After successful completion of the course, students are able to... 

• Explain terms and strategies associated with randomized algorithms; 
• Intuitively and formally describe randomized algorithms for various problems, analyze them mathematically, and prove their properties;
• Apply probability calculations to analyze the performance of randomized algorithms;
• Identify application areas of randomized algorithms and select suitable algorithms for solving a given problem;
• Analyze unknown computational problems and design and analyze their own randomized solution procedures.

Randomized algorithms are algorithms that make random decisions during their execution. Such approaches can significantly simplify or speed up the computation. However, we concede that the algorithms may produce incorrect results with a certain, limited probability, or that the algorithms are efficient only with a certain probability. This lecture covers fundamental principles, techniques, and applications of randomized algorithms.
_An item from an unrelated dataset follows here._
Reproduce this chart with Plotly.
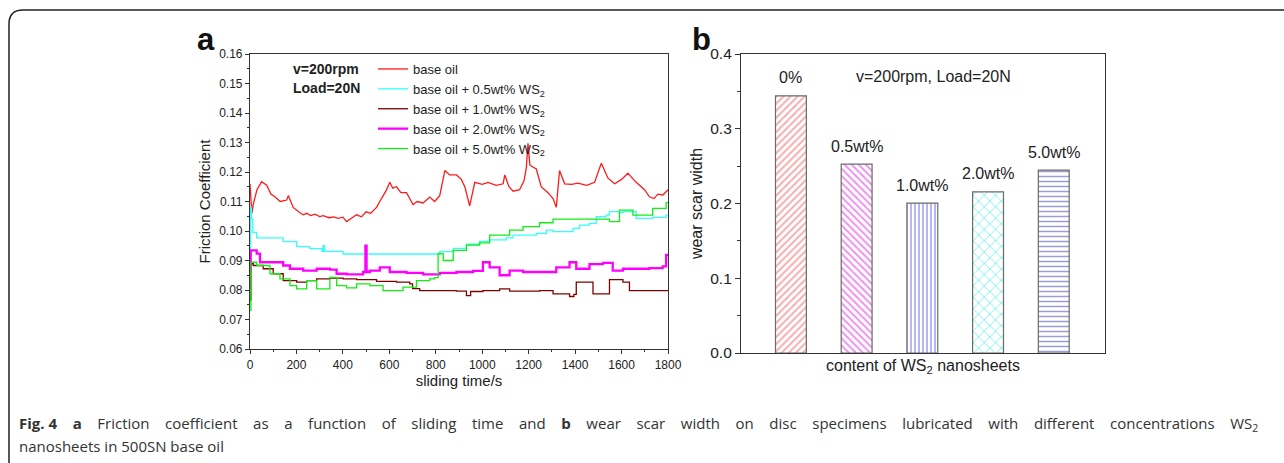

Through examples, we study their development and analysis, particularly with regard to limiting the error probability and demonstrating efficiency.

Possible topics include:

• Markov Chains, Random Walks and their applications
• Application of expected values and bounds on the deviation from them, concentration bounds
• The Monte Carlo method
• Randomized sorting algorithms
• The probabilistic method, applications, and derandomization
• Hashing and Bloom filters
• Linear programming and random rounding techniques
• Randomized complexity classes and theory
• Quantum computation and Grover's algorithm

Lectures and exercise units

• Solve and hand-in exercise sheets with theoretical questions
• Present and discuss the course content in an oral exam

The final grade is a combination of the performance in the exercises and the oral exam.